One can connect up the serial port on two dissimilar machines, ensuring that the same baud rates, parity and so forth are selected, and using STAT to change PUN: to be PTP: (paper tape punch) on one and RDR: to be PTR: (paper tape reader) on the other. One connects the two serial ports together with an appropriate cable, checking that the transmit and receive lines on the different machines are connected to their opposites on the other machine. So on the reader machine one enters:

PIP filename.ext=RDR:

and on the transmit machine:

PIP PUN:=filename.ext

For ASCII files, such as assembler listings, this works O.K. up to a length of about 26k, depending on CP/M size. Intoxicated by power, we then try a COM file. It may appear to work. But STAT or XDIR or SD the received file, and compare the filesize with the untransmitted version. Diasaster has struck! Most probably, the received file is dramatically shorter than the original. What has happened is that PIP, on receiving a CTRLZ (1AH) from the serial port has interpreted that as an end of file character. In the case of an ASCII file it would be, as an ASCII file contains only characters 20H to 7FH, with CRs and LFs. In the case of a COM file, the 1AH is an instruction, meaning LD A,(DE) – most useful! The specification of PIP suggests that selecting option [O] for PIP should cause it to ignore ignore the normal CP/M end of file mark, and look to the Console (keyboard) on the receiving machine for the EOF. If this is properly implemented in BDOS, and it usually isn’t that I know of, then when all disc accesses on the transmitter have ceased and the cursor is restored, typing CTRLZ on the keyboard of the receiver will cause it to break into a flurry of activity and save the file to disc. Very rarely have I found this to work – why, I don’t know.

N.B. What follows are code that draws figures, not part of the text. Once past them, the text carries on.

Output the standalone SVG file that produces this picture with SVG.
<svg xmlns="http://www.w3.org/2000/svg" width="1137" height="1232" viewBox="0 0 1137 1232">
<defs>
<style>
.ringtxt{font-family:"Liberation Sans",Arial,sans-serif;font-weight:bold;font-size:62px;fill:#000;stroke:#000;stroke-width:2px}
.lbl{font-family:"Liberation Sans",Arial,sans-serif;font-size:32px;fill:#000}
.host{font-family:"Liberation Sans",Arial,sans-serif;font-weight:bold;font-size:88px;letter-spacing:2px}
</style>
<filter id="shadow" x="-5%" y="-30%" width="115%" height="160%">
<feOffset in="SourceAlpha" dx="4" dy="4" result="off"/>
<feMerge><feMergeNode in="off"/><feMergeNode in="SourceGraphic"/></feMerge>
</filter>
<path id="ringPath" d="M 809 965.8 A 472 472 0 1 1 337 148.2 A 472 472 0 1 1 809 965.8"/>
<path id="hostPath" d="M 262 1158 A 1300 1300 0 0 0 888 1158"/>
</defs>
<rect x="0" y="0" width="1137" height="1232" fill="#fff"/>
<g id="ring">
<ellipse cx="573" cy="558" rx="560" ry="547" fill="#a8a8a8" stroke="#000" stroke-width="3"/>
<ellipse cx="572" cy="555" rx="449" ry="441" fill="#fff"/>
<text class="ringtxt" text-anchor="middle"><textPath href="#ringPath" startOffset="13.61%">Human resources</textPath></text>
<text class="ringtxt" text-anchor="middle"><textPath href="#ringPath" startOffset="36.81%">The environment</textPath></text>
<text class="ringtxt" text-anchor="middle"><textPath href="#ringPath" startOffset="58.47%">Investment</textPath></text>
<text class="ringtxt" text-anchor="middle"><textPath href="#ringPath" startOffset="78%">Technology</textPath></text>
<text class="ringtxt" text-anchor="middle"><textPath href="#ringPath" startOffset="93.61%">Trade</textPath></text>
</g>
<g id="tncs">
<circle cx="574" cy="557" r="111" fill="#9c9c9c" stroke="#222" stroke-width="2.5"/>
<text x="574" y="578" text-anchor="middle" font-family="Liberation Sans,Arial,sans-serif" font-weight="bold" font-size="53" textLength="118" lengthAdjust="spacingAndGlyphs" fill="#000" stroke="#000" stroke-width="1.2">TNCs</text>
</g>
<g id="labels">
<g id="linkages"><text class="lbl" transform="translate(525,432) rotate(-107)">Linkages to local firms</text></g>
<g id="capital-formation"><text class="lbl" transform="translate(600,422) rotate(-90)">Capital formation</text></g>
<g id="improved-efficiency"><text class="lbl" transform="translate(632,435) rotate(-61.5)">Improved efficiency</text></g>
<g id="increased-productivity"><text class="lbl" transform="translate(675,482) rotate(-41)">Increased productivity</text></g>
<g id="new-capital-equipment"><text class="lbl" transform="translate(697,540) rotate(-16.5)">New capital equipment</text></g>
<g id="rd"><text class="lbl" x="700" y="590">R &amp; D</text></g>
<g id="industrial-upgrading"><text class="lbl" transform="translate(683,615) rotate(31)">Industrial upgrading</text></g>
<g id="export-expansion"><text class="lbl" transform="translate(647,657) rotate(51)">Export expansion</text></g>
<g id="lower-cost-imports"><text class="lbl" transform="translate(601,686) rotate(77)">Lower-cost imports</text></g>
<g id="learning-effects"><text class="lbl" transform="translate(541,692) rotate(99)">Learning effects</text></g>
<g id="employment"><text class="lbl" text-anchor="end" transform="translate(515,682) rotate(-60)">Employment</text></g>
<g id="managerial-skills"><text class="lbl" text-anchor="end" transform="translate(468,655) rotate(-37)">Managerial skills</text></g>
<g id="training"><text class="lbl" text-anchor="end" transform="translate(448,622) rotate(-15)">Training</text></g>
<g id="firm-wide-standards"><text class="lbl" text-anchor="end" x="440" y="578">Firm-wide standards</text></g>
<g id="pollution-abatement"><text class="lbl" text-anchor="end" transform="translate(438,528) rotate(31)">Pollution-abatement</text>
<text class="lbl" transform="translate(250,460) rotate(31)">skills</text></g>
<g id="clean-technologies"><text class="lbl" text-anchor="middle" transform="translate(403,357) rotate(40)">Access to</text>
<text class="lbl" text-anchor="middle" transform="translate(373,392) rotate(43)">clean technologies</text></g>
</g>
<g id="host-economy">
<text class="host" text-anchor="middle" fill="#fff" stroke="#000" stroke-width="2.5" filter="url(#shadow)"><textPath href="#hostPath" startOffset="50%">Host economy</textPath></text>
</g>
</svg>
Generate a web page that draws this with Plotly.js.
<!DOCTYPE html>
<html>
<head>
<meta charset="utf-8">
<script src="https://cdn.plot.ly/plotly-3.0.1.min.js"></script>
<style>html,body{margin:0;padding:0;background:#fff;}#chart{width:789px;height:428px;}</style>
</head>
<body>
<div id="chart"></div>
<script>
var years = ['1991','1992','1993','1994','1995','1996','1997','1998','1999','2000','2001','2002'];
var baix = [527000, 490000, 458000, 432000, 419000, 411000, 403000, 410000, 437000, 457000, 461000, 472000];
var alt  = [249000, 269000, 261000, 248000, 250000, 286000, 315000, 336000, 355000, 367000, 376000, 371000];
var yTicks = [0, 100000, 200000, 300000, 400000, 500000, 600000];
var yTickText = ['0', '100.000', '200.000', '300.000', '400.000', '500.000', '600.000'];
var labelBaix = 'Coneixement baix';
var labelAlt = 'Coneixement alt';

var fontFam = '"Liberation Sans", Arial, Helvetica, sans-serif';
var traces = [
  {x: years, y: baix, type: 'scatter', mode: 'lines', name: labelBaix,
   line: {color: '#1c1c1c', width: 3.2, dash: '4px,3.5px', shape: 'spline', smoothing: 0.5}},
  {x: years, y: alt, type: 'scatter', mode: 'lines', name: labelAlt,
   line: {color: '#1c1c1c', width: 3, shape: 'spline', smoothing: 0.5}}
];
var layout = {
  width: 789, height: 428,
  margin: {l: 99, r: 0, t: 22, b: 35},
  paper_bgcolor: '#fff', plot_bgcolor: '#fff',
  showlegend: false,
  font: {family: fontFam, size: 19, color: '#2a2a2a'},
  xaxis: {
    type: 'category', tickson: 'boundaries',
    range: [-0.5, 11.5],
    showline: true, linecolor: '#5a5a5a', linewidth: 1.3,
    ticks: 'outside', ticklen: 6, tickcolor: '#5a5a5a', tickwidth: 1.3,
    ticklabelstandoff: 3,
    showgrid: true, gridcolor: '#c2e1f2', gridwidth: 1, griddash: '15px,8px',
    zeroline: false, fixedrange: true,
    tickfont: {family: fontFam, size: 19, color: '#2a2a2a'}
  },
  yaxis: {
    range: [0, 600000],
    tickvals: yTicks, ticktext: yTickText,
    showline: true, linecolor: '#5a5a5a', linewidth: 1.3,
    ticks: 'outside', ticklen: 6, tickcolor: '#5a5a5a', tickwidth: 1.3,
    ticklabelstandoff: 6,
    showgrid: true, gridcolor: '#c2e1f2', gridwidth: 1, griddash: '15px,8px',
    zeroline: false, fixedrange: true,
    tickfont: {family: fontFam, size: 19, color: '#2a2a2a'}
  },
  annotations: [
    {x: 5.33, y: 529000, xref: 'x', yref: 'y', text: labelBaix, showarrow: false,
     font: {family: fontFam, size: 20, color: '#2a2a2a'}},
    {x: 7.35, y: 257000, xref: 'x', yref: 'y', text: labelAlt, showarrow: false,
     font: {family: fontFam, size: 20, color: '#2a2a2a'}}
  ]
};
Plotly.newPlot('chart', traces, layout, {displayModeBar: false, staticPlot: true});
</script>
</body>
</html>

Another method of file transfer is as follows: Using a disassembler, take the file you wish to transfer (FILE.COM). Disassemble the first 4k of it (say). When you reach the appropriate part of the Disassembler input, tell it that the entire 4k block is DEFB instructions. i.e., treat it as a data area. This avoids any need to fiddle around trying to sort out labels. Take the FILE.ASM produced by the disassembler, and assemble it, linking it if necessary, to produce FILE.HEX. Then PIP this from machine to machine. There is no need to select any options, as being a HEX file, it is ASCII. On the receiver, just LOAD it or ZSID it (can use DDT instead) to convert back into a COM file. If the COM file you start off with is longer than 4k, then do it as a number of 4k blocks (possibly 6k, depends on your machine and CP/M). Remember that a HEX file produced from a COM file multiplies its length by approx 2.65. So the 4k block becomes about 11k. It is better to be shorter than longer, as with disimmilar machines the buffer lengths can differ dramatically. It is disheartening to hear one machine start up its disc to save the file on buffer full while the other machine is still transmitting.